Extracted information:
..............................
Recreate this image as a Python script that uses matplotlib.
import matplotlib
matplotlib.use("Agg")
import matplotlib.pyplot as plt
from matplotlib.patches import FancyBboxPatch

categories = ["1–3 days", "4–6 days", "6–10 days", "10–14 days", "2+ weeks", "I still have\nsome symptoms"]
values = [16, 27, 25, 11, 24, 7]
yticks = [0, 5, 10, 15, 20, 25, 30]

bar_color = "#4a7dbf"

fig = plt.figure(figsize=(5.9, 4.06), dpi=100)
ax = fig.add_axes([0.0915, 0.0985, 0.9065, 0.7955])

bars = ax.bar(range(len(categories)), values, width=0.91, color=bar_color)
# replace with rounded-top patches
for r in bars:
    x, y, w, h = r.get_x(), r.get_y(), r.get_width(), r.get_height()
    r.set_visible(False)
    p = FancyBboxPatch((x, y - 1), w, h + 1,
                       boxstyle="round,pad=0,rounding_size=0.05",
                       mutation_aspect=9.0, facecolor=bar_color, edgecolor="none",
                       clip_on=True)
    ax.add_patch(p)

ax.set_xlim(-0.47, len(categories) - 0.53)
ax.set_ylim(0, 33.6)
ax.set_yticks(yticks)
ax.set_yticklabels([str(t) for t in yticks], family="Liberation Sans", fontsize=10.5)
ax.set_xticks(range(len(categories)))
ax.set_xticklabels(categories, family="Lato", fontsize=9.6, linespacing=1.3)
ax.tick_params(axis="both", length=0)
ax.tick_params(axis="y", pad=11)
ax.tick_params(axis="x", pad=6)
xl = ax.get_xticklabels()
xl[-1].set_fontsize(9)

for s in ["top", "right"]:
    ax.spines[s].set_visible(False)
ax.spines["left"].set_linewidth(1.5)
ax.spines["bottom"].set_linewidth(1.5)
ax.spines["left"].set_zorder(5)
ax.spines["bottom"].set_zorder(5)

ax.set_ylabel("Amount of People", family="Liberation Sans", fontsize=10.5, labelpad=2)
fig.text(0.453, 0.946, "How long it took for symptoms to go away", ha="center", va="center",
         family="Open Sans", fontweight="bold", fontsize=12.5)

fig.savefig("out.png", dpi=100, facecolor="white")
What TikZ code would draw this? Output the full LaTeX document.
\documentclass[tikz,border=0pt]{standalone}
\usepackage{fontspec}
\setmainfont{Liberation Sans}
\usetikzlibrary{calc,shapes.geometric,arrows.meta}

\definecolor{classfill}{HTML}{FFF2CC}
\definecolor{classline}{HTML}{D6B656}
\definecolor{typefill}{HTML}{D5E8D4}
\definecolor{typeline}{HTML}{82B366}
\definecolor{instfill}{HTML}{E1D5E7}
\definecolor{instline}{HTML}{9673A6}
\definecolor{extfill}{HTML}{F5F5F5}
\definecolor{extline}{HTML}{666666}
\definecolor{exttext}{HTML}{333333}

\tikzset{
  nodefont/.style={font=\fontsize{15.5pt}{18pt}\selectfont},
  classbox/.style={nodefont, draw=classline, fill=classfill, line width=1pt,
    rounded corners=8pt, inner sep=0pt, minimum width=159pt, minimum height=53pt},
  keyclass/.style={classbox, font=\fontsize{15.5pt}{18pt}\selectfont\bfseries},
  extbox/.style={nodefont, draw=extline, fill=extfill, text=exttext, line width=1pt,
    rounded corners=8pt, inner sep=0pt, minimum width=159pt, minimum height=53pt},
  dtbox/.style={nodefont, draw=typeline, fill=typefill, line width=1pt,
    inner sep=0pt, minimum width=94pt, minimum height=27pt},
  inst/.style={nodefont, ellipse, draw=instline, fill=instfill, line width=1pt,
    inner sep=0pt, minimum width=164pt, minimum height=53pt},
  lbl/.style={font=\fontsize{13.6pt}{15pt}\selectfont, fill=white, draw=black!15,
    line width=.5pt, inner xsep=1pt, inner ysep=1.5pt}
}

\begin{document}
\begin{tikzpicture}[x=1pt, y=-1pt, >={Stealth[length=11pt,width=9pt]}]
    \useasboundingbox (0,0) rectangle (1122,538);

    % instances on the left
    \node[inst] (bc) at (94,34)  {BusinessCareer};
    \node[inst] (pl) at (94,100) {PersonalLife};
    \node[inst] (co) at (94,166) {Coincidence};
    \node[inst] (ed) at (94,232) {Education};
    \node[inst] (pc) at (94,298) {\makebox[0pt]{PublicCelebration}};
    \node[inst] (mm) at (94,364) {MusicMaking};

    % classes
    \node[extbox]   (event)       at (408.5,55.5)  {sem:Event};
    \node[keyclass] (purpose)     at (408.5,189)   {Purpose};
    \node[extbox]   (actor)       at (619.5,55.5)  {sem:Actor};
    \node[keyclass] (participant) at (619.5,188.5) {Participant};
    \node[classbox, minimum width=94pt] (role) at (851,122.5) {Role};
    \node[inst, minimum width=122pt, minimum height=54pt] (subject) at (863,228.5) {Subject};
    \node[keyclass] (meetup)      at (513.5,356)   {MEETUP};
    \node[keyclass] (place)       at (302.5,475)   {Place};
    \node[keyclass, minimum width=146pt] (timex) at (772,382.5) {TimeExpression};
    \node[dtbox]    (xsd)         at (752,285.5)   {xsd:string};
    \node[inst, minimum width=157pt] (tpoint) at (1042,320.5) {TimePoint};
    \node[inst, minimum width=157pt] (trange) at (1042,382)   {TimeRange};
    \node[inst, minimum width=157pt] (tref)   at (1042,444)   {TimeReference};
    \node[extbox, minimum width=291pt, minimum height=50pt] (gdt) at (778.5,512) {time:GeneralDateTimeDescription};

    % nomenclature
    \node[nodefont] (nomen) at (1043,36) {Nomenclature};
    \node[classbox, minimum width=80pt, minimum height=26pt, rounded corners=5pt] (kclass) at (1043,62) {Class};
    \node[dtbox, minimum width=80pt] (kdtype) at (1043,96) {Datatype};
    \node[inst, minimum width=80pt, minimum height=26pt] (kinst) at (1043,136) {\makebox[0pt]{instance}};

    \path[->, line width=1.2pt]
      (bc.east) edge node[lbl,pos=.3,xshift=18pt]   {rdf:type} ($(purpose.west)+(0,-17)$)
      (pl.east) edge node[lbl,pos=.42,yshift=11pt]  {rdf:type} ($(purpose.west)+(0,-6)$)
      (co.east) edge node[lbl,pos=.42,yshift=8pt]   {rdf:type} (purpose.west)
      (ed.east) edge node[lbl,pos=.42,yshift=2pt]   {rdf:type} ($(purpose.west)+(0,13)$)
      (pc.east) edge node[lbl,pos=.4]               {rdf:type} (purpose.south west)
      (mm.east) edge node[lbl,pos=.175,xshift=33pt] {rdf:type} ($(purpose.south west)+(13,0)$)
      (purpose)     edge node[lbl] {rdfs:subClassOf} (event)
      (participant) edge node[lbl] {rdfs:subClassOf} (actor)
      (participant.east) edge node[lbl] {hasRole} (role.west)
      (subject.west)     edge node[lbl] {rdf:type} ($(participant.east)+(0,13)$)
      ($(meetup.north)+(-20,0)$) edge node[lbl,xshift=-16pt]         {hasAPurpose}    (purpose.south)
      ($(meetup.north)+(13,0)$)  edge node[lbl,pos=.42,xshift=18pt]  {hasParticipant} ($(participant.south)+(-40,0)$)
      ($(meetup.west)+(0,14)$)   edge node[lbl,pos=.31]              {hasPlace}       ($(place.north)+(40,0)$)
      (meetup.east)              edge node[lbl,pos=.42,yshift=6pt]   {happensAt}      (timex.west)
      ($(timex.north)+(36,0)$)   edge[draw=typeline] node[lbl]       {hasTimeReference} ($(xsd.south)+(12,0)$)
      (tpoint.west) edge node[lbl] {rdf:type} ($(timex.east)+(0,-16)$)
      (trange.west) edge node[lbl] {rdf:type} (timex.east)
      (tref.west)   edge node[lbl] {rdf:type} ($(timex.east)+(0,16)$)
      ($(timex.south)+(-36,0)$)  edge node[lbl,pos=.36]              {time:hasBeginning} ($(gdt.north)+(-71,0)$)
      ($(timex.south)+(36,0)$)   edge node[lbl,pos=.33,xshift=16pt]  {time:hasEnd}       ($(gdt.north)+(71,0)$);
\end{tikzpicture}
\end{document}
..............................
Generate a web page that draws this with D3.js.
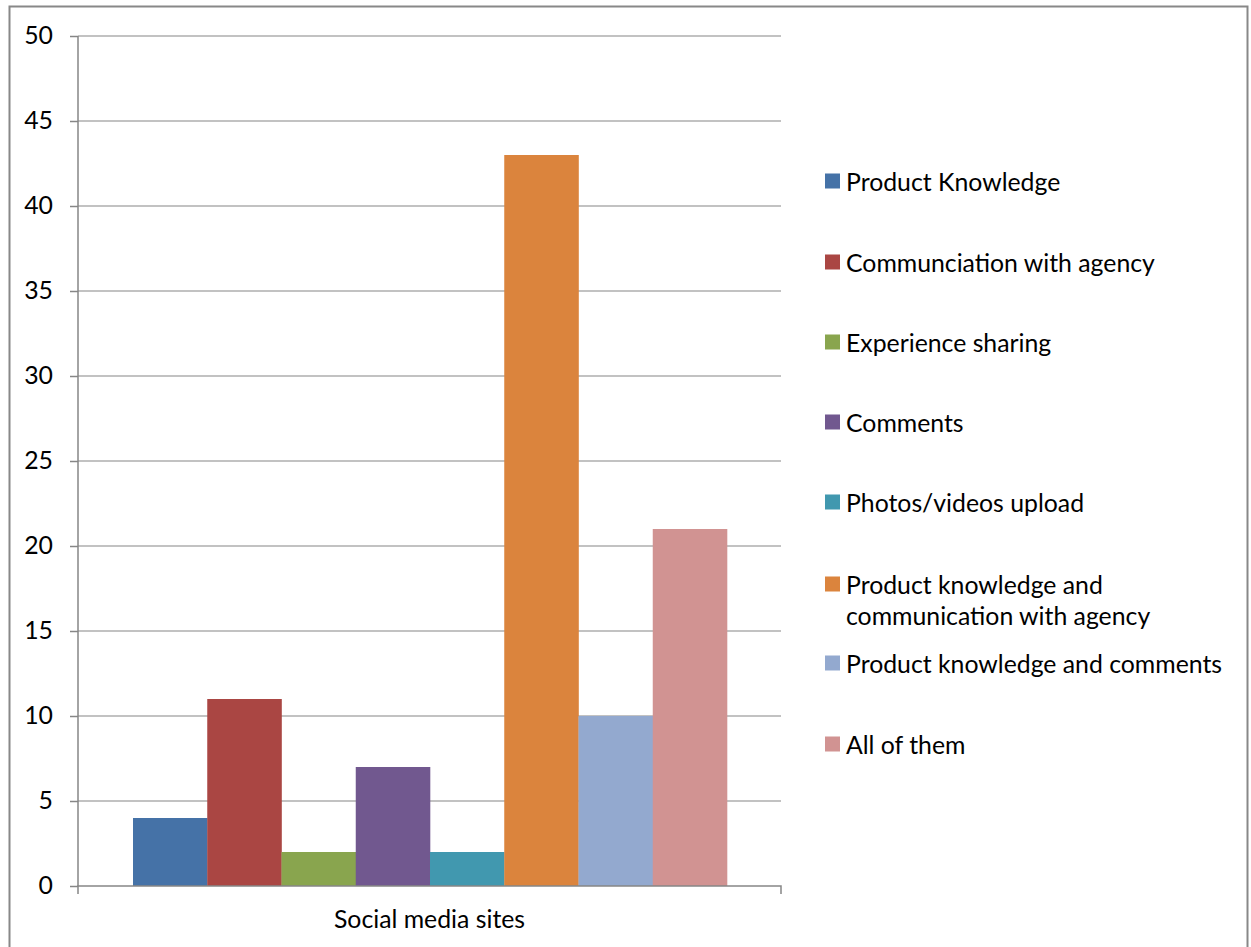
..............................
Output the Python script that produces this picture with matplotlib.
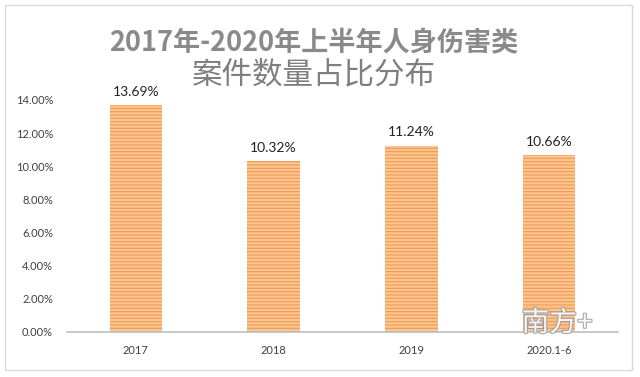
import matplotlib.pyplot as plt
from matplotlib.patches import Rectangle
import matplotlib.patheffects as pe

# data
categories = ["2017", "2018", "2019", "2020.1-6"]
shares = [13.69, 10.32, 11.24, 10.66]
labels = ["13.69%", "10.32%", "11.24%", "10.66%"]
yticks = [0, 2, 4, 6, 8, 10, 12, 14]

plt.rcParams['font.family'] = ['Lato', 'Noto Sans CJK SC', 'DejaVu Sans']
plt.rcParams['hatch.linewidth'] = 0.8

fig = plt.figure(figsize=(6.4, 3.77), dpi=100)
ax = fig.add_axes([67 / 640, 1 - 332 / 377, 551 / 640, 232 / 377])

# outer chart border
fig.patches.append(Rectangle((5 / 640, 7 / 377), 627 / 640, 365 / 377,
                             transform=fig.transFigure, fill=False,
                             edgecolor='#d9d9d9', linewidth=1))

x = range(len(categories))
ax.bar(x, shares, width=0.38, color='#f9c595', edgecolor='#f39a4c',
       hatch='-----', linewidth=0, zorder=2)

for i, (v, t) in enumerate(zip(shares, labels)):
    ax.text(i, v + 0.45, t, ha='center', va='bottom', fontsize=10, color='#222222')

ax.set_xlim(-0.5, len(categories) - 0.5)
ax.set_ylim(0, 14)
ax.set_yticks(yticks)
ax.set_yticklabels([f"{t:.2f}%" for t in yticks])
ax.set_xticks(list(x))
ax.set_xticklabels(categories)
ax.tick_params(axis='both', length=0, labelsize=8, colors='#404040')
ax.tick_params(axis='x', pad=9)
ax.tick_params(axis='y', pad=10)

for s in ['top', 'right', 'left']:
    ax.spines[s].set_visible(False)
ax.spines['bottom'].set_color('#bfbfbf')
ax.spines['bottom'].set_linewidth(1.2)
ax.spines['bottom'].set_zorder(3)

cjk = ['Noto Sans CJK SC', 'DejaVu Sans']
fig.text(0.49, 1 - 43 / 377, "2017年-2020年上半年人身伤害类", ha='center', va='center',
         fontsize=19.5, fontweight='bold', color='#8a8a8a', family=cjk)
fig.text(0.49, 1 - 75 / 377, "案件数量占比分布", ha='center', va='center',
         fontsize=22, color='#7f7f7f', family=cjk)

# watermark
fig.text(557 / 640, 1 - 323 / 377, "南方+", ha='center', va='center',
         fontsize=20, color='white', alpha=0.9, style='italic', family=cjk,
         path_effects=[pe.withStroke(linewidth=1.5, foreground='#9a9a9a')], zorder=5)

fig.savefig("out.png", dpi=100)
..............................
Stated exercise: Report each line in the preceding entries that holds the string "Python".

Response to the task:
Recreate this image as a Python script that uses matplotlib.
Output the Python script that produces this picture with matplotlib.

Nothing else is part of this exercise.